Armstrong also maximized intelligibility by prioritizing coherence over stereo. “A single speaker gave us the highest speech clarity,” he explains. “It let me get the speaker out in the middle, away from the walls, and avoided exciting the huge ceiling above. By hanging the speaker out in free air, you’re not creating any resonances in the structure, so the room just sounds cleaner.” To round out the low end when the full band is playing, Armstrong used a pair of Eliminator single 18-inch subwoofers.
At South Miami’s 200-seat Sunset Drive Church, the challenge was a ceiling that was very low rather than high. “The ceilings were only about 12 feet,” Armstrong says, “so with a single speaker or even two speakers it would have been really loud in the front and not loud enough in back. Instead, we ceiling-mounted four EV ZX1 composite, 8-inch two-way cabinets. The ZX1 can be oriented horizontally for low-ceiling rooms, and there’s nothing that size on the market that even comes close in terms of sound. They handle a terrific amount of power, and they have an amazing amount of low end for their size.”

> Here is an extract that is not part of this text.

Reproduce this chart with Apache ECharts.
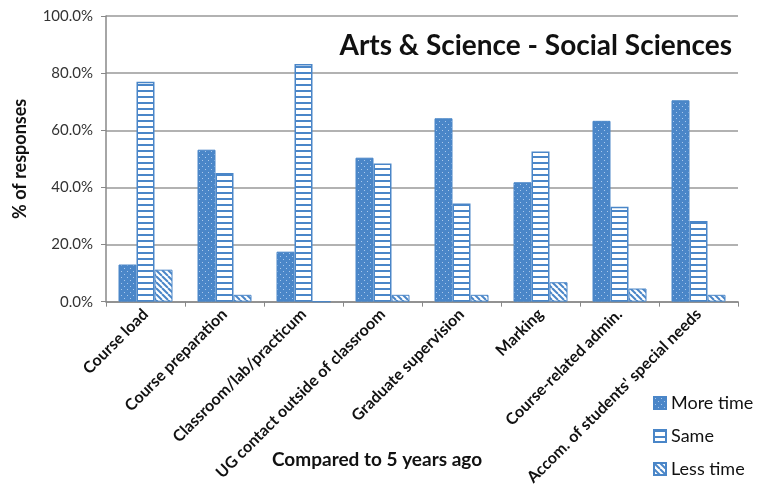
<!DOCTYPE html>
<html><head><meta charset="utf-8">
<script src="https://cdn.jsdelivr.net/npm/echarts@6/dist/echarts.min.js"></script>
<style>html,body{margin:0;padding:0;background:#fff}#c{width:760px;height:488px}</style>
</head><body><div id="c"></div>
<script>
const categories = ["Course load","Course preparation","Classroom/lab/practicum","UG contact outside of classroom","Graduate supervision","Marking","Course-related admin.","Accom. of students' special needs"];
const moreTime = [13.0, 53.2, 17.5, 50.4, 64.2, 41.8, 63.3, 70.5];
const same = [77.0, 45.0, 83.2, 48.4, 34.4, 52.6, 33.2, 28.2];
const lessTime = [11.2, 2.4, 0, 2.4, 2.4, 6.8, 4.6, 2.4];
const yTicks = [0, 20, 40, 60, 80, 100];

const BLUE = '#4a86c8';
function mk(w, h, draw){const c=document.createElement('canvas');c.width=w;c.height=h;draw(c.getContext('2d'));return c;}
const dotPat = mk(6,6,g=>{g.fillStyle=BLUE;g.fillRect(0,0,6,6);g.fillStyle='#a9c8ec';g.fillRect(1,1,1,1);g.fillRect(4,4,1,1);});
const hPat = mk(6,6,g=>{g.fillStyle='#fff';g.fillRect(0,0,6,6);g.fillStyle=BLUE;g.fillRect(0,0,6,2);});
const dPat = mk(6,6,g=>{g.fillStyle='#fff';g.fillRect(0,0,6,6);g.strokeStyle=BLUE;g.lineWidth=2;
  for(let k=-6;k<=12;k+=6){g.beginPath();g.moveTo(k,0);g.lineTo(k+6,6);g.stroke();}});

const chart = echarts.init(document.getElementById('c'), null, {renderer:'canvas'});
const FONT = 'Lato';
chart.setOption({
  animation:false,
  textStyle:{fontFamily:FONT},
  title:{text:'Arts & Science - Social Sciences',right:23,top:27,textStyle:{fontFamily:FONT,fontSize:28,fontWeight:'bold',color:'#111'}},
  grid:{left:106,right:22,top:16,bottom:186},
  legend:{orient:'vertical',left:648,top:389,itemWidth:12,itemHeight:12,itemGap:15,icon:'rect',
    textStyle:{fontFamily:FONT,fontSize:18,color:'#111'},data:['More time','Same','Less time']},
  graphic:[{type:'text',left:272,top:450,style:{text:'Compared to 5 years ago',font:'bold 19px Lato',fill:'#111'}}],
  xAxis:{type:'category',data:categories,
    axisLine:{lineStyle:{color:'#888',width:1.5}},
    axisTick:{show:true,length:5,lineStyle:{color:'#888'}},
    axisLabel:{rotate:45,fontFamily:FONT,fontSize:16,fontWeight:'bold',color:'#111',margin:10,interval:0}},
  yAxis:{type:'value',min:0,max:100,interval:20,
    name:'% of responses',nameLocation:'middle',nameGap:77,nameRotate:90,
    nameTextStyle:{fontFamily:FONT,fontSize:18,fontWeight:'bold',color:'#111'},
    axisLine:{show:true,lineStyle:{color:'#888',width:1.5}},
    axisTick:{show:true,length:5,lineStyle:{color:'#888'}},
    splitLine:{lineStyle:{color:'#999',width:1.5}},
    axisLabel:{fontFamily:FONT,fontSize:15,color:'#333',margin:13,formatter:v=>yTicks.includes(v)?v.toFixed(1)+'%':''}},
  series:[
    {name:'More time',type:'bar',data:moreTime,barWidth:18,barGap:'0%',
      itemStyle:{color:{image:dotPat,repeat:'repeat'},borderColor:BLUE,borderWidth:1}},
    {name:'Same',type:'bar',data:same,barWidth:18,barGap:'0%',
      itemStyle:{color:{image:hPat,repeat:'repeat'},borderColor:BLUE,borderWidth:1.5}},
    {name:'Less time',type:'bar',data:lessTime,barWidth:18,barGap:'0%',
      itemStyle:{color:{image:dPat,repeat:'repeat'},borderColor:BLUE,borderWidth:1}}
  ]
});
</script></body></html>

The Sunset Drive system also included a TX1181 sub. “That’s a really solid-sounding sub with good low frequency extension,” Armstrong says. “We just put them on the floor and get good results.” To serve the mixed congregation, some of whom are Creole-speaking Haitians, Armstrong also put in a Telex SoundMate system with 40 wireless receivers for simultaneous translation.
The last of the three churches was the Hialeah Church in a northwest Miami suburb. Between the other two sanctuaries in both size and ceiling height, the room is noticeably less reverberant due to carpeting and acoustical ceiling tile. “With the higher ceiling we were able to use a pair of ZX5 15-inch two-way speakers mounted on the side walls,” Armstrong says. “The ZX5 is clearly more powerful, and I prefer to use fewer speakers when possible. The pastor is pretty knowledgeable about sound, and he loved it as soon as he heard it.”
The systems at all three churches also included ZXA1 powered floor monitors and Electro-Voice RE-2 wireless microphones. “My favorite is the RE-2 with the RE410 condenser head on the handheld,” Armstrong says. “I think it’s the best-sounding handheld cordless on the market, bar none. I’m a real fan of that head. We also bought lavaliers and headset microphones.”
As for the monitors, Armstrong explains that he likes powered monitors in churches because performers can make their own volume adjustments without having to get the attention of the sound system operator in the middle of a service. “Another advantage of the ZXA1,” he adds, “is that you can plug in a mic, so it makes a great self-contained portable PA that you can use for outdoor events.”
With all three jobs on the Salvation Army contract now complete, Armstrong says, the music director who works with the three churches reports that the churches’ captains — the equivalent of pastors — are all very pleased. Not surprisingly, Armstrong’s faith in Electro-Voice is undiminished. “When I go out on a sales call these days,” he says, “I’ll typically bring a ZX1 and a ZX5. And in just about any church I go into, when I compare the EV boxes with what they are listening to, the customers notice the clarity right away. That’s a big part of what has kept me loyal to the EV brand.”